We saw this little one room home, constructed in 1640, that housed 14 people.
The parents and grandparents each had a bed, but all the others slept out in the barn with the sheep and cows to keep warm. Moreover, in the beds, everyone slept sitting up, which was the custom at the time, and which helped the inhabitants breathe considering the heavy smoke from the unventilated stove.
Most shockingly, people actually inhabited this ancient enclave until 1951.
This particular edifice was constructed in 1582.
The roofs of these houses (as was the case in other parts of the city and country we visited today) were constructed of typical pine or oak, but then covered with six layers of birch bark, on which moss and grass were permitted to grow. The purpose of that was to provide insulation, but the bushes had to be moved for fear that roots would come through the roofs, which did happen on occasion. Furthermore, it was not uncommon to see sheep or goats grazing on the roofs of the houses.
When courting, men sought women who had large, thick legs. That identified them as stronger workers, which was important on the farm where a woman had to carry heavy loads all day long. (I'm, not sure the same dating criteria is being applied in New York City, as we speak.) In fact, a woman had to carry at least 20 buckets of water a day for each cow. It was customary for the man to take care of the horses, while the women took care of the sheep, cows, and goats.
Because we were bit ahead of schedule, we stopped for a well-deserved soft ice cream before our next stop. We were at a typical Norwegian seaside resort.
Then, we drove out to the country to visit Hollen and the 400-year old church in Sogne. Built in 1641 in a Baroque and Renaissance style, this is one of the oldest wooden churches in all of Norway.
The entirety of the inside of the church – walls, ceilings, and beams – were hand-painted in the 1600s and the paint is still visible and somewhat vibrant today.
We were treated to a lovely concert by three of the locals.
The lead singer bore a striking resemblance to Reese Witherspoon.
She lifted her skirt and displayed the white dress underneath. When Norwegian women got married, they had seven of these white everyday dresses and those seven were to last them a lifetime. (The black over-layer was for special occasions, since it was difficult and expensive to achieve a black dye.) I can only imagine the difficulty my own daughter would have wearing only seven identical dresses for the rest of her natural life!
The band played several unusual instruments, which I had never seen before. At one point, the guitarist actually played his guitar with a violin bow.
Our next stop was a strawberry field where we were invited to go out and pick our own quarts of strawberries. One of our fellow residents made an insightful comment. He asked: “What do you do to entertain a dozen gazillionaires? You let them pick strawberries for free!” Bearing in mind what my mother taught me when we went strawberry or blueberry picking in Buffalo and Maine, I utilized the adage: One for the basket, one for the belly.”
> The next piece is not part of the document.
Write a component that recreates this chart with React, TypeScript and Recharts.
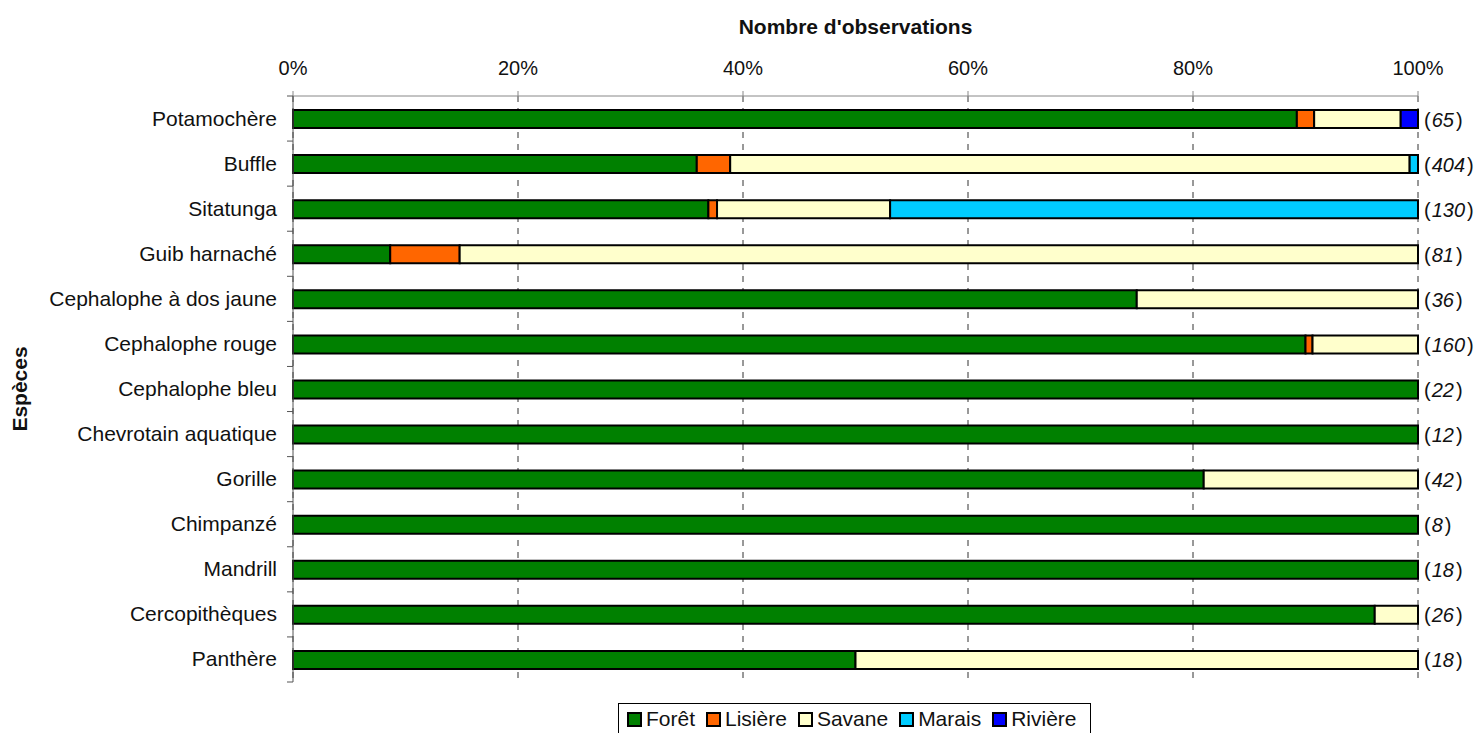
import React from 'react';
import { BarChart, Bar, XAxis, YAxis, CartesianGrid, Legend, Label } from 'recharts';

const species = [
  'Potamochère', 'Buffle', 'Sitatunga', 'Guib harnaché', 'Cephalophe à dos jaune',
  'Cephalophe rouge', 'Cephalophe bleu', 'Chevrotain aquatique', 'Gorille',
  'Chimpanzé', 'Mandrill', 'Cercopithèques', 'Panthère',
];
const foret = [58, 145, 48, 7, 27, 144, 22, 12, 34, 8, 18, 25, 9];
const lisiere = [1, 12, 1, 5, 0, 1, 0, 0, 0, 0, 0, 0, 0];
const savane = [5, 244, 20, 69, 9, 15, 0, 0, 8, 0, 0, 1, 9];
const marais = [0, 3, 61, 0, 0, 0, 0, 0, 0, 0, 0, 0, 0];
const riviere = [1, 0, 0, 0, 0, 0, 0, 0, 0, 0, 0, 0, 0];
const totals = [65, 404, 130, 81, 36, 160, 22, 12, 42, 8, 18, 26, 18];
const xTicks = [0, 0.2, 0.4, 0.6, 0.8, 1];

const SERIES = [
  { key: 'Forêt', color: '#008000' },
  { key: 'Lisière', color: '#FF6600' },
  { key: 'Savane', color: '#FFFFCC' },
  { key: 'Marais', color: '#00CCFF' },
  { key: 'Rivière', color: '#0000FF' },
];

const FONT = '"Liberation Sans", Arial, sans-serif';

const data = species.map((name, i) => ({
  name,
  'Forêt': foret[i],
  'Lisière': lisiere[i],
  'Savane': savane[i],
  'Marais': marais[i],
  'Rivière': riviere[i],
  n: totals[i],
}));

const BAND = 586 / species.length;

const SpeciesTick = (props: any) => {
  const { y, payload, index } = props;
  const ax = 293;
  return (
    <g>
      <text x={ax - 16} y={y} dy={7} textAnchor="end" fontSize={21} fill="#111" fontFamily={FONT}>
        {payload.value}
      </text>
      <line x1={ax - 6} x2={ax} y1={y - BAND / 2} y2={y - BAND / 2} stroke="#555" />
      {index === species.length - 1 && (
        <line x1={ax - 6} x2={ax} y1={y + BAND / 2} y2={y + BAND / 2} stroke="#555" />
      )}
    </g>
  );
};

const CountTick = (props: any) => {
  const { y, payload } = props;
  const i = species.indexOf(payload.value);
  return (
    <text x={1424} y={y} dy={8} textAnchor="start" fontSize={20} fill="#111" fontFamily={FONT}>
      <tspan>(</tspan>
      <tspan dx={1} fontStyle="italic">{totals[i]}</tspan>
      <tspan dx={2}>)</tspan>
    </text>
  );
};

const LegendBox = () => (
  <div
    style={{
      display: 'inline-flex',
      alignItems: 'center',
      border: '1px solid #000',
      padding: '3px 2px 3px 8px',
      fontFamily: FONT,
      fontSize: 21,
      color: '#111',
      background: '#fff',
      whiteSpace: 'nowrap',
    }}
  >
    {SERIES.map(s => (
      <span key={s.key} style={{ display: 'inline-flex', alignItems: 'center', marginRight: 11 }}>
        <span
          style={{
            display: 'inline-block',
            width: 11,
            height: 11,
            background: s.color,
            border: '2px solid #000',
            marginRight: 4,
          }}
        />
        {s.key}
      </span>
    ))}
  </div>
);

export default function App() {
  return (
    <div style={{ position: 'absolute', left: 0, top: 0, width: 1480, height: 733, background: '#fff', overflow: 'hidden' }}>
      <BarChart
        width={1480}
        height={733}
        data={data}
        layout="vertical"
        stackOffset="expand"
        barSize={18}
        margin={{ top: 0, right: 0, bottom: 51, left: 0 }}
      >
        <CartesianGrid horizontal={false} stroke="#333" strokeDasharray="6 6" />
        <XAxis
          type="number"
          orientation="top"
          height={96}
          domain={[0, 1]}
          ticks={xTicks}
          tickFormatter={(v: number) => `${Math.round(v * 100)}%`}
          tick={{ fontSize: 20, fill: '#111', fontFamily: FONT }}
          tickSize={5}
          tickMargin={16}
          axisLine={{ stroke: '#888' }}
          tickLine={{ stroke: '#888' }}
        >
          <Label
            content={(p: any) => (
              <text
                x={p.viewBox.x + p.viewBox.width / 2}
                y={34}
                textAnchor="middle"
                fontSize={21}
                fontWeight="bold"
                fontFamily={FONT}
                fill="#111"
              >
                Nombre d'observations
              </text>
            )}
          />
        </XAxis>
        <YAxis
          type="category"
          dataKey="name"
          width={293}
          axisLine={{ stroke: '#555' }}
          tickLine={false}
          tick={<SpeciesTick />}
          interval={0}
        >
          <Label
            content={() => (
              <text
                x={27}
                y={389}
                transform="rotate(-90 27 389)"
                textAnchor="middle"
                fontSize={21}
                fontWeight="bold"
                fontFamily={FONT}
                fill="#111"
              >
                Espèces
              </text>
            )}
          />
        </YAxis>
        <YAxis
          yAxisId="r"
          type="category"
          dataKey="name"
          orientation="right"
          width={62}
          axisLine={false}
          tickLine={false}
          tick={<CountTick />}
          interval={0}
        />
        {SERIES.map(s => (
          <Bar
            key={s.key}
            dataKey={s.key}
            stackId="a"
            fill={s.color}
            stroke="#000"
            strokeWidth={2}
            isAnimationActive={false}
          />
        ))}
        <Legend
          verticalAlign="middle"
          content={() => <LegendBox />}
          wrapperStyle={{ top: 703, left: 618, width: 'auto', bottom: 'auto' }}
        />
      </BarChart>
    </div>
  );
}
I freestyled my poncho into a large plastic bag so I could hold almost three quarts of goodies.
At the end of the tour, we walked through downtown Kristiansand. We saw the main square, and a long pedestrian street that seemed to be the highlight of the town.
One of the interesting sights involved sand sculptures which were only a few days old.
With the rain that is expected tomorrow, I am sure they will not be long for this world, but they were beautiful today.
Also noteworthy is this McDonald’s, which we were told is well known throughout the world. McDonald’s acquired a 110-year-old bank and opened their food service in this uncharacteristically well designed building.
We walked to a fish market which, although closed, still had much fresh fish on display, as we have seen in every Scandinavian city we have visited.
Finally, we walked back to the ship, but not before we saw at the striking Kilden Performing Arts Center, designed by the Finnish architecture firm ALA and opened in 2012.
Back on the ship, I enjoyed a great big, fat martini - two olives - before a lovely dinner in Marina with good friends.